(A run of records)

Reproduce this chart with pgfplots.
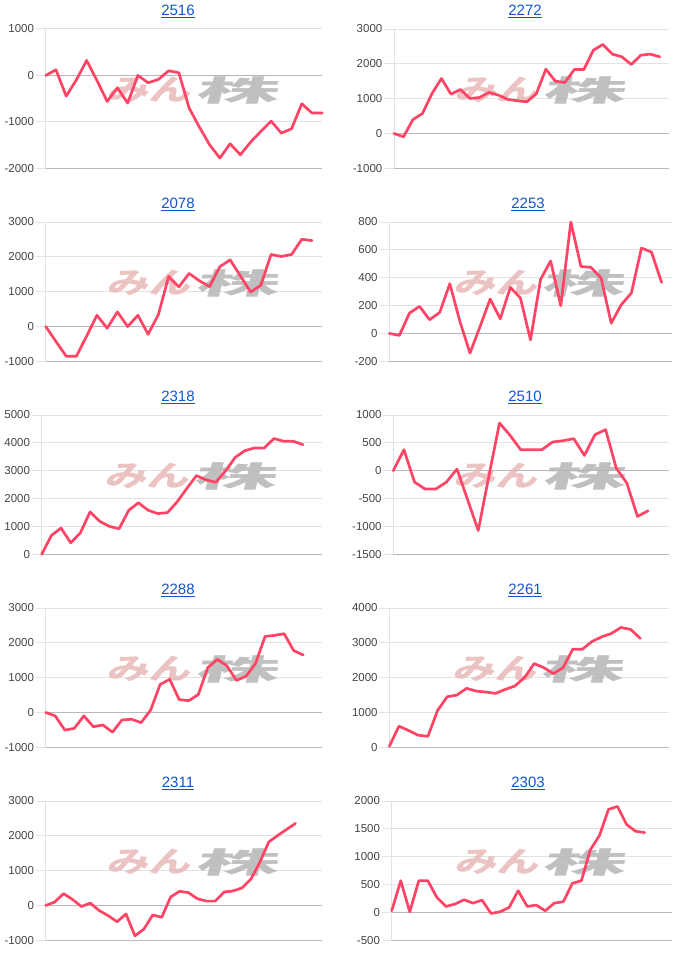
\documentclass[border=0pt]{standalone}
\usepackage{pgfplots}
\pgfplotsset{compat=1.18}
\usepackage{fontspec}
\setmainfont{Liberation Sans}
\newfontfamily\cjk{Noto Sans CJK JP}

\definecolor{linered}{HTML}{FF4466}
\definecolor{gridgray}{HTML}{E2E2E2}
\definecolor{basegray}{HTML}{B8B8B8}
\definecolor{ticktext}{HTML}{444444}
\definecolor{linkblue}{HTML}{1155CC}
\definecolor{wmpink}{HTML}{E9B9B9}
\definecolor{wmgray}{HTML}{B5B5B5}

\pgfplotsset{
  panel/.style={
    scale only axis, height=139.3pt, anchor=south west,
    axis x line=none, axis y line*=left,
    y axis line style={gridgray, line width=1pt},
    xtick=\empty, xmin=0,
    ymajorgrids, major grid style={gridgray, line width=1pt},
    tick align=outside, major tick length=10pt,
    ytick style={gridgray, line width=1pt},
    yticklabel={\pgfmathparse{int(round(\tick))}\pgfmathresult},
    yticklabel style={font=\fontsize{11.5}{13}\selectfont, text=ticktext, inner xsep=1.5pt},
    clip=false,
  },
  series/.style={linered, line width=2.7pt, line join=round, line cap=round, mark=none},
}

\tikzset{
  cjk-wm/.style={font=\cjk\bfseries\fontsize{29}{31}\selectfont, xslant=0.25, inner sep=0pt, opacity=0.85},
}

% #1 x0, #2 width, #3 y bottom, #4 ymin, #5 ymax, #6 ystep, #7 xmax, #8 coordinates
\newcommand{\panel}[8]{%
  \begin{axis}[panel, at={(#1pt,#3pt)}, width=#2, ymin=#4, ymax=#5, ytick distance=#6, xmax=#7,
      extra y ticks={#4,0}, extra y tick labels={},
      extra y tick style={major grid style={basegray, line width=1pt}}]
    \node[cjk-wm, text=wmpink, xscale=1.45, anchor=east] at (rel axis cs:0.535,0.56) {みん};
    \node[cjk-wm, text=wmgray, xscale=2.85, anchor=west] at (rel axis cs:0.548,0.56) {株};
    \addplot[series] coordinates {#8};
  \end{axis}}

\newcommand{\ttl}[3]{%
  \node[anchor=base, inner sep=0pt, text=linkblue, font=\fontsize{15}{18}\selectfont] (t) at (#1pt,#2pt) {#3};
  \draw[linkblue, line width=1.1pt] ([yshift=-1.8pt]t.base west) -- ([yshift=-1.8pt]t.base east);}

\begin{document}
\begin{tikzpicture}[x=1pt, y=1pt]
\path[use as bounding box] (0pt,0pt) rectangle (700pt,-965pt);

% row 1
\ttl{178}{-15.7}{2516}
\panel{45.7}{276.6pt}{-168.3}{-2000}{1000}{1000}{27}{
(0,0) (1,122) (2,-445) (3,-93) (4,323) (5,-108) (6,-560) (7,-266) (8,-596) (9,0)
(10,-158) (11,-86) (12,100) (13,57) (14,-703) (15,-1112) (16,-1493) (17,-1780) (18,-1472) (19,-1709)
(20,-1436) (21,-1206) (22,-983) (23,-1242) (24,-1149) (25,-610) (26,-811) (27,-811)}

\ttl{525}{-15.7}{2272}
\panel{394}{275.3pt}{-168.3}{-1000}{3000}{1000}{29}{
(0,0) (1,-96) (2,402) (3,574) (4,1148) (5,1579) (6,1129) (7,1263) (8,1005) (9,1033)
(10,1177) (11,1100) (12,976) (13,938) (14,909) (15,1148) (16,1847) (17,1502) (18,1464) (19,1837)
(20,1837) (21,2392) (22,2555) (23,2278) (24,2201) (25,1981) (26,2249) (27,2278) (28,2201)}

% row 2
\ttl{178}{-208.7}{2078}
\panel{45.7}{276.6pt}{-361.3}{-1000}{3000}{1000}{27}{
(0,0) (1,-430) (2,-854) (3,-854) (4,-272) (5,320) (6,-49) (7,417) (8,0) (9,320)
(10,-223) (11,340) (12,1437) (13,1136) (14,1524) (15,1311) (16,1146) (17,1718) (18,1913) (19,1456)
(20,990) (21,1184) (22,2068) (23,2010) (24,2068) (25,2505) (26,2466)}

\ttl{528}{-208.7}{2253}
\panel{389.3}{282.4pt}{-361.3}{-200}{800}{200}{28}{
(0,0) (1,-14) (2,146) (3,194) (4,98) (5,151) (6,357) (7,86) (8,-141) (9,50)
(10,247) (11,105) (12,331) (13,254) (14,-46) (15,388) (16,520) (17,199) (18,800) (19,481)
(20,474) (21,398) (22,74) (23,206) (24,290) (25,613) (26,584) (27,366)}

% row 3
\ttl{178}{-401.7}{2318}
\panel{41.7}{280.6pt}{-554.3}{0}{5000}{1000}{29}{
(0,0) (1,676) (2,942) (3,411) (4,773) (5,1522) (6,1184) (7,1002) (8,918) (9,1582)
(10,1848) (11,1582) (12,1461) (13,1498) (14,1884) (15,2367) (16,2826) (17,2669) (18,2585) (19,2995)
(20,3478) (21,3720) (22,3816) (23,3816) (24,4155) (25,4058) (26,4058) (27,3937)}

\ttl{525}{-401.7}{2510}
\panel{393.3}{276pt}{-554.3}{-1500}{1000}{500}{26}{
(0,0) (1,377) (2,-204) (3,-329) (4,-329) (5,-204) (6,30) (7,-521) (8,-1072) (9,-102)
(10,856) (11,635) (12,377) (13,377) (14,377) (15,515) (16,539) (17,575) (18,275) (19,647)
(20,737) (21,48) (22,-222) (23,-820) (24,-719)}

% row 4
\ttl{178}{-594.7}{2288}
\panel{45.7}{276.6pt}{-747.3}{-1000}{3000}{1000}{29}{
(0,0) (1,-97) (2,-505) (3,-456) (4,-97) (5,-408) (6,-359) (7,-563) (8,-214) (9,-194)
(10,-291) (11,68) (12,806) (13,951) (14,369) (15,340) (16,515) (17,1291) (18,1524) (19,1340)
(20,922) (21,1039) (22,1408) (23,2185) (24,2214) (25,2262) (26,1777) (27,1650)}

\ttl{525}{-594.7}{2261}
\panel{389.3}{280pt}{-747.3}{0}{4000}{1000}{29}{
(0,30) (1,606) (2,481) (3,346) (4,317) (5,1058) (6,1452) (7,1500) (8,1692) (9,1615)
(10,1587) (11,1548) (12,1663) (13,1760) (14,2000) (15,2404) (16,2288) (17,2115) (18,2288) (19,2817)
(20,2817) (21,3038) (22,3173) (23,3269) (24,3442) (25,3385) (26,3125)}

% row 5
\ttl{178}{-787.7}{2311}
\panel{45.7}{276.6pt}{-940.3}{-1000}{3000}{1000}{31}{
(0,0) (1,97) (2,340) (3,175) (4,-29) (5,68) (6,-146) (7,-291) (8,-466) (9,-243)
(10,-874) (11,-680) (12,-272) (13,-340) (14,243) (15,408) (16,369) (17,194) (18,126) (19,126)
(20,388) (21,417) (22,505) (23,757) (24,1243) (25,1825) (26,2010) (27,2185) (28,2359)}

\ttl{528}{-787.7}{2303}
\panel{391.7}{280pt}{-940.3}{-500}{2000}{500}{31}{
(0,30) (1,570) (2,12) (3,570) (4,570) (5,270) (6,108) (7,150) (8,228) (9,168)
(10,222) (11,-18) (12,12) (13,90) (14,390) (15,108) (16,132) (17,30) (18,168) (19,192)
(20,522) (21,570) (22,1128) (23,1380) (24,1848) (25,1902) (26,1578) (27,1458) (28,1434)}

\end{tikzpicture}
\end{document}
...
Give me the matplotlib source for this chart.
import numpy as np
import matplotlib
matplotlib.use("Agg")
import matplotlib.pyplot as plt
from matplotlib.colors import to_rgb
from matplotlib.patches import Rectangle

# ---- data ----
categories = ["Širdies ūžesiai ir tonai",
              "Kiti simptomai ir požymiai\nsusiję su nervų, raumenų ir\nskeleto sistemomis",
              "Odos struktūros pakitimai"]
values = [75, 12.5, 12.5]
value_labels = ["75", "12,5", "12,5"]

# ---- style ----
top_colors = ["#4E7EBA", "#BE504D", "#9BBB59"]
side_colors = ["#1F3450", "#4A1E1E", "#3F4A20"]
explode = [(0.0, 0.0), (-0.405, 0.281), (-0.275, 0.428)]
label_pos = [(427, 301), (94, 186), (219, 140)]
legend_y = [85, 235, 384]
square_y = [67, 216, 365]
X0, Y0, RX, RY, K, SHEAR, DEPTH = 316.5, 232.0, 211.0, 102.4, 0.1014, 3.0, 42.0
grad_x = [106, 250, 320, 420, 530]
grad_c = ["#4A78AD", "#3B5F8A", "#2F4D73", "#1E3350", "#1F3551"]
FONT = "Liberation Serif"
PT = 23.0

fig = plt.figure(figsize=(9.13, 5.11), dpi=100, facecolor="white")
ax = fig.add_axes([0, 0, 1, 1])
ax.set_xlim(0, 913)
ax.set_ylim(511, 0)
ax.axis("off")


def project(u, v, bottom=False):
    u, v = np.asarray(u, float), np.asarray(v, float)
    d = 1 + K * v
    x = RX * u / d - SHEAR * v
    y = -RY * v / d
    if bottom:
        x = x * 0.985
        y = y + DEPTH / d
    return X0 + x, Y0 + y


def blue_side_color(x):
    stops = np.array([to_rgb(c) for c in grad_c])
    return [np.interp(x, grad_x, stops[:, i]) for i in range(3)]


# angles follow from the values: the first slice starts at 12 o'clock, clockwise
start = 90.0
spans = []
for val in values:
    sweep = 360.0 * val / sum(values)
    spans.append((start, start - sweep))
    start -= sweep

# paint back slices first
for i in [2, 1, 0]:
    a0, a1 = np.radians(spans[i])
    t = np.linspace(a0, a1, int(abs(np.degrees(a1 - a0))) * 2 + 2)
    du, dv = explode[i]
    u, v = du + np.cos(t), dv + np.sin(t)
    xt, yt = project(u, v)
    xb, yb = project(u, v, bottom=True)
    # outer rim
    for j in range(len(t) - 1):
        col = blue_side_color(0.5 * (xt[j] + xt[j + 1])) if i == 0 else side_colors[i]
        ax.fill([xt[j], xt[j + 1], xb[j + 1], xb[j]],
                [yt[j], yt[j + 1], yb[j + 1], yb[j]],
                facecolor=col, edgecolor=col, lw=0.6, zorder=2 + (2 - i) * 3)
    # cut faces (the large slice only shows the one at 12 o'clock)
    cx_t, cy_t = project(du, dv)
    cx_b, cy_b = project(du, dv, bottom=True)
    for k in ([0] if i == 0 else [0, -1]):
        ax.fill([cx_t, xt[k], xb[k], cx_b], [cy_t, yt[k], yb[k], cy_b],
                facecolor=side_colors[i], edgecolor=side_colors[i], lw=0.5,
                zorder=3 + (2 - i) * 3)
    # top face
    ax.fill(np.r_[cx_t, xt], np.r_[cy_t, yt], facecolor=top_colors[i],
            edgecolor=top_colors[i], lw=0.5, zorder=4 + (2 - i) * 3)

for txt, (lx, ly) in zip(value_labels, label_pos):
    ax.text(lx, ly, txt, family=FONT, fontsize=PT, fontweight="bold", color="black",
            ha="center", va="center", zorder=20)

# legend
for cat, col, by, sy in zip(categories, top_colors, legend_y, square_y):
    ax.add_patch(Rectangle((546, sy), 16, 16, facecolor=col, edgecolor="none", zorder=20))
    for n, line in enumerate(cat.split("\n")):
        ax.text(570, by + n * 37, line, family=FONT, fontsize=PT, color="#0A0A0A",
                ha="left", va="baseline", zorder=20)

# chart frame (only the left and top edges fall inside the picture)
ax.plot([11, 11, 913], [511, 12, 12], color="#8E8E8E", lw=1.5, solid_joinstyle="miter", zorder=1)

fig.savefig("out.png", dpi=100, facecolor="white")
--
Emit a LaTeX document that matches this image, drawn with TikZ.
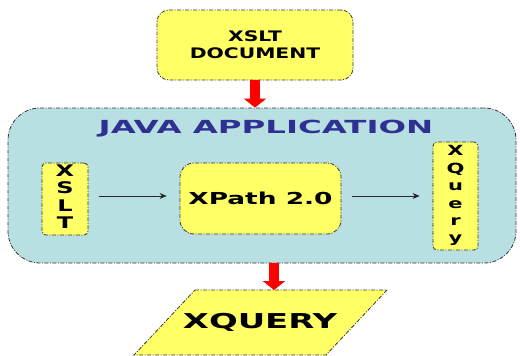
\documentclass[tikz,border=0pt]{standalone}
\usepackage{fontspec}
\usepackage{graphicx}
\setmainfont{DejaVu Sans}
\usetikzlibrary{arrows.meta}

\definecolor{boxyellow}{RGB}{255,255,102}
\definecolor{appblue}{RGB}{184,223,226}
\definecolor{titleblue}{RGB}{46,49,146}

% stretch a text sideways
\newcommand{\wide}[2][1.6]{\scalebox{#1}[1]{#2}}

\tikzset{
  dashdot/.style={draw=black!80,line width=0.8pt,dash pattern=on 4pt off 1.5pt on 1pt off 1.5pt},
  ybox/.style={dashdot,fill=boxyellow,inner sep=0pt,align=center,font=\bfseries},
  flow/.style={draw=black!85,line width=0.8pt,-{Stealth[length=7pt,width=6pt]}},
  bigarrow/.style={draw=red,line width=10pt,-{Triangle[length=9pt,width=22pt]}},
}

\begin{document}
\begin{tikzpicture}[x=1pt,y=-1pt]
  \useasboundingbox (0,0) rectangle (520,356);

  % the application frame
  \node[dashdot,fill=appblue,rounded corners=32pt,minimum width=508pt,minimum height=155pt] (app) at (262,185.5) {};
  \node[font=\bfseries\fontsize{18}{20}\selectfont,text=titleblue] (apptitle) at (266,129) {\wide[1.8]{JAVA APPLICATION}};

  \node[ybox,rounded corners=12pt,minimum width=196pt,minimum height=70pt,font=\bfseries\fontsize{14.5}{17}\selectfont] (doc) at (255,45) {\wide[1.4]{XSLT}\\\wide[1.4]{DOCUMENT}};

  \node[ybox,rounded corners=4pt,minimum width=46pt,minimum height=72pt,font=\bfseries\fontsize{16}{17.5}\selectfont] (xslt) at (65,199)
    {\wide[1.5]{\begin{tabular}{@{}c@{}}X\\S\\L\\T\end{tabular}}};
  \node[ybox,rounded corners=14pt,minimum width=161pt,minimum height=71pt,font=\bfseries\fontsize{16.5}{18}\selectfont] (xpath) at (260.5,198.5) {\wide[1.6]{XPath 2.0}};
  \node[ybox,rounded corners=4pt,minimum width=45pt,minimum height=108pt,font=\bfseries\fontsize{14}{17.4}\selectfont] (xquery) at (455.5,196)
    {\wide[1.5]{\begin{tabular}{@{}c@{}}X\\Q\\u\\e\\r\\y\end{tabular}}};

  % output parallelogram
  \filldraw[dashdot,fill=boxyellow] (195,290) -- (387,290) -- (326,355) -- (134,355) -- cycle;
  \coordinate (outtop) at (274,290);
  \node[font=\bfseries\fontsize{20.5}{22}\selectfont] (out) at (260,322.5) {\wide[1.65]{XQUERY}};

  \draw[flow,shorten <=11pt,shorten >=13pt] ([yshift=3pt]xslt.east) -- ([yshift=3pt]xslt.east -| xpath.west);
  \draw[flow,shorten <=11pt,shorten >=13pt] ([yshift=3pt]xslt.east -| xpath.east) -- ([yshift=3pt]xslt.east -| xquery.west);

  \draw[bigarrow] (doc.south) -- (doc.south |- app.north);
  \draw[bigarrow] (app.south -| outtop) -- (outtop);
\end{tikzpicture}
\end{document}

(What the task asks)
Identify the lines above that contain the word "chart", then copy them.

(Written answer)
Reproduce this chart with pgfplots.
Give me the matplotlib source for this chart.
# chart frame (only the left and top edges fall inside the picture)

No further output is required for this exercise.